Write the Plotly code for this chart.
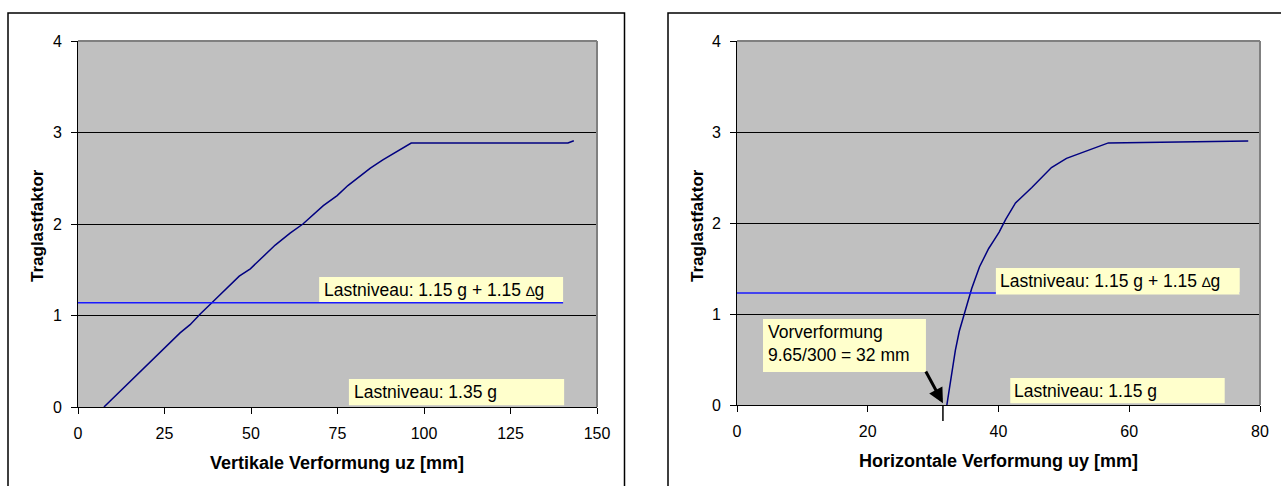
import plotly.graph_objects as go

# ---- data ----
uz = [7.5, 29.5, 32.4, 35.4, 39.5, 43.5, 46.6, 49.8, 53.1, 57.0, 61.3, 65.0,
      70.9, 74.9, 78.0, 81.4, 84.5, 88.1, 92.0, 96.3, 141.6, 143.3]
lam_v = [0.0, 0.81, 0.90, 1.02, 1.17, 1.32, 1.43, 1.51, 1.63, 1.77, 1.90, 2.00,
         2.20, 2.31, 2.42, 2.52, 2.61, 2.70, 2.79, 2.885, 2.885, 2.91]

uy = [32.1, 33.4, 34.0, 34.9, 35.9, 37.1, 38.5, 39.3, 40.1, 41.1, 42.6, 45.1,
      48.1, 50.4, 53.4, 56.8, 78.2]
lam_h = [0.0, 0.60, 0.81, 1.02, 1.28, 1.52, 1.72, 1.81, 1.90, 2.04, 2.22, 2.39,
         2.61, 2.71, 2.79, 2.88, 2.90]

level_v_x = [0, 140.2]
level_v_y = [1.14, 1.14]
level_h_x = [0, 76.9]
level_h_y = [1.23, 1.23]

y_ticks = [0, 1, 2, 3, 4]
x_ticks_v = [0, 25, 50, 75, 100, 125, 150]
x_ticks_h = [0, 20, 40, 60, 80]

W, H = 1281, 486
FONT = "Liberation Sans, Arial, sans-serif"
NAVY = "#000080"
BLUE = "#1a1aff"
BOX = "#FFFFCC"


def px(x):
    return x / W


def py(y):
    return 1 - y / H


fig = go.Figure()
fig.add_trace(go.Scatter(x=uz, y=lam_v, mode="lines", line=dict(color=NAVY, width=1.5),
                         xaxis="x", yaxis="y", showlegend=False))
fig.add_trace(go.Scatter(x=level_v_x, y=level_v_y, mode="lines", line=dict(color=BLUE, width=1.5),
                         xaxis="x", yaxis="y", showlegend=False))
fig.add_trace(go.Scatter(x=uy, y=lam_h, mode="lines", line=dict(color=NAVY, width=1.5),
                         xaxis="x2", yaxis="y2", showlegend=False))
fig.add_trace(go.Scatter(x=level_h_x, y=level_h_y, mode="lines", line=dict(color=BLUE, width=1.5),
                         xaxis="x2", yaxis="y2", showlegend=False))

axis_common = dict(showline=True, linecolor="black", linewidth=1, ticks="outside",
                   ticklen=6, tickcolor="black", tickfont=dict(family=FONT, size=16, color="black"),
                   zeroline=False, fixedrange=True, automargin=False)

fig.update_layout(
    width=W, height=H, margin=dict(l=0, r=0, t=0, b=0, pad=0, autoexpand=False),
    paper_bgcolor="white", plot_bgcolor="#C0C0C0",
    font=dict(family=FONT, color="black"),
    xaxis=dict(domain=[px(78), px(597)], range=[0, 150], tickvals=x_ticks_v, showgrid=False,
               anchor="y", ticklabelstandoff=6, **axis_common),
    yaxis=dict(domain=[py(407), py(41)], range=[0, 4], tickvals=y_ticks, showgrid=True,
               gridcolor="black", gridwidth=1, anchor="x", ticklabelstandoff=6, **axis_common),
    xaxis2=dict(domain=[px(737), px(1260)], range=[0, 80], tickvals=x_ticks_h, showgrid=False,
                anchor="y2", ticklabelstandoff=6, **axis_common),
    yaxis2=dict(domain=[py(405), py(41)], range=[0, 4], tickvals=y_ticks, showgrid=True,
                gridcolor="black", gridwidth=1, anchor="x2", ticklabelstandoff=6, **axis_common),
)

shapes = []
# outer frames
shapes.append(dict(type="rect", xref="paper", yref="paper", x0=px(8), x1=px(624.5),
                   y0=-0.05, y1=py(13), line=dict(color="black", width=1.5), layer="below"))
shapes.append(dict(type="rect", xref="paper", yref="paper", x0=px(668), x1=1.05,
                   y0=-0.05, y1=py(13), line=dict(color="black", width=1.5), layer="below"))
# gray top/right plot borders
for xr, yr in (("x", "y"), ("x2", "y2")):
    shapes.append(dict(type="line", xref=f"{xr} domain", yref=f"{yr} domain", x0=0, x1=1, y0=1, y1=1,
                       line=dict(color="#808080", width=2)))
    shapes.append(dict(type="line", xref=f"{xr} domain", yref=f"{yr} domain", x0=1, x1=1, y0=0, y1=1,
                       line=dict(color="#808080", width=2)))
# yellow boxes
shapes.append(dict(type="rect", xref="x", yref="y", x0=69.7, x1=140.2, y0=1.148, y1=1.42,
                   fillcolor=BOX, line=dict(width=0)))
shapes.append(dict(type="rect", xref="x", yref="y", x0=78.3, x1=140.5, y0=0.02, y1=0.306,
                   fillcolor=BOX, line=dict(width=0)))
shapes.append(dict(type="rect", xref="x2", yref="y2", x0=39.6, x1=76.9, y0=1.215, y1=1.505,
                   fillcolor=BOX, line=dict(width=0)))
shapes.append(dict(type="rect", xref="x2", yref="y2", x0=41.8, x1=74.6, y0=0.02, y1=0.297,
                   fillcolor=BOX, line=dict(width=0)))
shapes.append(dict(type="rect", xref="x2", yref="y2", x0=3.98, x1=28.9, y0=0.363, y1=0.945,
                   fillcolor=BOX, line=dict(width=0)))
# marker line below axis at initial imperfection
shapes.append(dict(type="line", xref="x2", yref="paper", x0=31.5, x1=31.5, y0=py(405), y1=py(421),
                   line=dict(color="black", width=1.5)))
fig.update_layout(shapes=shapes)

DELTA = "<span style='font-size:14px'>∆</span>"
ann = []
tf = dict(family=FONT, size=17.5, color="black")
ann.append(dict(xref="x", yref="y", x=70.6, y=1.28, text=f"Lastniveau: 1.15 g + 1.15 {DELTA}g",
                showarrow=False, xanchor="left", yanchor="middle", font=tf))
ann.append(dict(xref="x", yref="y", x=79.3, y=0.164, text="Lastniveau: 1.35 g",
                showarrow=False, xanchor="left", yanchor="middle", font=tf))
ann.append(dict(xref="x2", yref="y2", x=39.9, y=1.368, text=f"Lastniveau: 1.15 g + 1.15 {DELTA}g",
                showarrow=False, xanchor="left", yanchor="middle", font=tf))
ann.append(dict(xref="x2", yref="y2", x=42.1, y=0.159, text="Lastniveau: 1.15 g",
                showarrow=False, xanchor="left", yanchor="middle", font=tf))
ann.append(dict(xref="x2", yref="y2", x=4.4, y=0.676, text="Vorverformung<br>9.65/300 = 32 mm",
                showarrow=False, xanchor="left", yanchor="middle", align="left", font=tf))
# arrow
ann.append(dict(xref="x2", yref="y2", x=31.5, y=0.02, ax=28.76, ay=0.385, axref="x2", ayref="y2",
                text="", showarrow=True, arrowhead=2, arrowsize=1, arrowwidth=3, arrowcolor="black"))
# axis titles
xtf = dict(family=FONT, size=18, color="black")
ytf = dict(family=FONT, size=17, color="black")
ann.append(dict(xref="paper", yref="paper", x=px(337), y=py(463), text="<b>Vertikale Verformung uz [mm]</b>",
                showarrow=False, xanchor="center", yanchor="middle", font=xtf))
ann.append(dict(xref="paper", yref="paper", x=px(998), y=py(461), text="<b>Horizontale Verformung uy [mm]</b>",
                showarrow=False, xanchor="center", yanchor="middle", font=xtf))
ann.append(dict(xref="paper", yref="paper", x=px(37), y=py(226), text="<b>Traglastfaktor</b>", textangle=-90,
                showarrow=False, xanchor="center", yanchor="middle", font=ytf))
ann.append(dict(xref="paper", yref="paper", x=px(697), y=py(226), text="<b>Traglastfaktor</b>", textangle=-90,
                showarrow=False, xanchor="center", yanchor="middle", font=ytf))
fig.update_layout(annotations=ann)

fig.write_html(
    "out.html",
    config={"displayModeBar": False, "staticPlot": True},
    post_script=(
        "document.documentElement.style.margin='0';"
        "document.documentElement.style.overflow='hidden';"
        "document.body.style.margin='0';document.body.style.overflow='hidden';"
    ),
)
· · · · · · ·
What is being asked
Write out the lines from the start of the material to the line with "return 1 - y / H", inclusive and exactly. Skip the pictures.

Output for this exercise
Write the Plotly code for this chart.
import plotly.graph_objects as go

# ---- data ----
uz = [7.5, 29.5, 32.4, 35.4, 39.5, 43.5, 46.6, 49.8, 53.1, 57.0, 61.3, 65.0,
      70.9, 74.9, 78.0, 81.4, 84.5, 88.1, 92.0, 96.3, 141.6, 143.3]
lam_v = [0.0, 0.81, 0.90, 1.02, 1.17, 1.32, 1.43, 1.51, 1.63, 1.77, 1.90, 2.00,
         2.20, 2.31, 2.42, 2.52, 2.61, 2.70, 2.79, 2.885, 2.885, 2.91]

uy = [32.1, 33.4, 34.0, 34.9, 35.9, 37.1, 38.5, 39.3, 40.1, 41.1, 42.6, 45.1,
      48.1, 50.4, 53.4, 56.8, 78.2]
lam_h = [0.0, 0.60, 0.81, 1.02, 1.28, 1.52, 1.72, 1.81, 1.90, 2.04, 2.22, 2.39,
         2.61, 2.71, 2.79, 2.88, 2.90]

level_v_x = [0, 140.2]
level_v_y = [1.14, 1.14]
level_h_x = [0, 76.9]
level_h_y = [1.23, 1.23]

y_ticks = [0, 1, 2, 3, 4]
x_ticks_v = [0, 25, 50, 75, 100, 125, 150]
x_ticks_h = [0, 20, 40, 60, 80]

W, H = 1281, 486
FONT = "Liberation Sans, Arial, sans-serif"
NAVY = "#000080"
BLUE = "#1a1aff"
BOX = "#FFFFCC"


def px(x):
    return x / W


def py(y):
    return 1 - y / H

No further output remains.